On Learning Over-parameterized Neural Networks: A Functional Approximation Perspective

We consider training over-parameterized two-layer neural networks with Rectified Linear Unit (ReLU) using gradient descent (GD) method. Inspired by a recent line of work, we study the evolutions of network prediction errors across GD iterations, which can be neatly described in a matrix form. When the network is sufficiently over-parameterized, these matrices individually approximate an integral operator which is determined by the feature vector distribution rho only. Consequently, GD method can be viewed as approximately applying the powers of this integral operator on the underlying function f* that generates the responses. We show that if f* admits a low-rank approximation with respect to the eigenspaces of this integral operator, then the empirical risk decreases to this low-rank approximation error at a linear rate which is determined by f* and rho only, i.e., the rate is independent of the sample size n.
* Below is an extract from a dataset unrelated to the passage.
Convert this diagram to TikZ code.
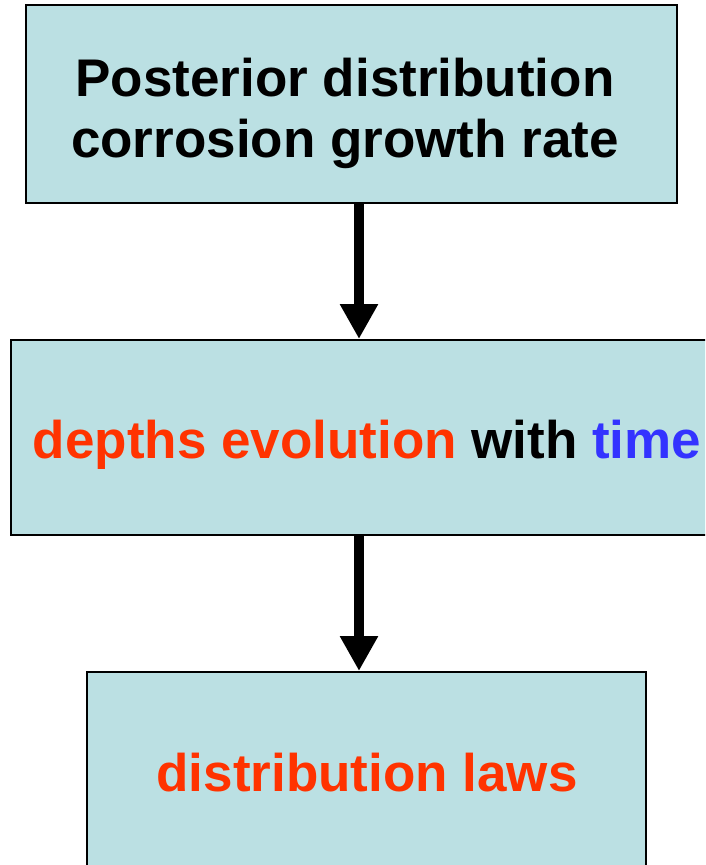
\documentclass[tikz,border=0pt]{standalone}
\usepackage{fontspec}
\setmainfont{Liberation Sans}
\usetikzlibrary{arrows.meta}
\definecolor{boxfill}{HTML}{BBE0E3}
\definecolor{redtxt}{HTML}{FF3300}
\definecolor{bluetxt}{HTML}{3333FF}
\tikzset{
  box/.style={draw=black, fill=boxfill, line width=2pt, rectangle, inner sep=0pt},
  txt/.style={font=\fontsize{53}{61}\selectfont\bfseries, inner sep=0pt, anchor=base},
  conn/.style={line width=10pt, -{Triangle[length=35pt 0 0, width=36pt 0 0]}}
}
\begin{document}
\begin{tikzpicture}[x=1pt,y=-1pt]
\useasboundingbox (0,0) rectangle (705,865);
\clip (0,0) rectangle (705,865);
\node[box, minimum width=651pt, minimum height=198pt] (b1) at (351.5,104) {};
\node[box, minimum width=712pt, minimum height=195pt] (b2) at (367,437.5) {};
\node[box, minimum width=559pt, minimum height=198pt] (b3) at (366.5,771) {};
\node[txt] (t1a) at (345,96) {Posterior distribution};
\node[txt] (t1b) at (345,157) {corrosion growth rate};
\node[txt] (t2) at (367,458) {\textcolor{redtxt}{depths evolution} with \textcolor{bluetxt}{time}};
\node[txt, text=redtxt] (t3) at (367,791) {distribution laws};
\coordinate (ax) at (359,0);
\draw[conn] (b1.south -| ax) -- (b2.north -| ax);
\draw[conn] (b2.south -| ax) -- (b3.north -| ax);
\end{tikzpicture}
\end{document}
Furthermore, if f* has zero low-rank approximation error, then, as long as the width of the neural network is Omega(n log n), the empirical risk decreases to Theta(1/root n). To the best of our knowledge, this is the first result showing the sufficiency of nearly-linear network over-parameterization. We provide an application of our general results to the setting where rho is the uniform distribution on the spheres and f* is a polynomial. Throughout this paper, we consider the scenario where the input dimension d is fixed.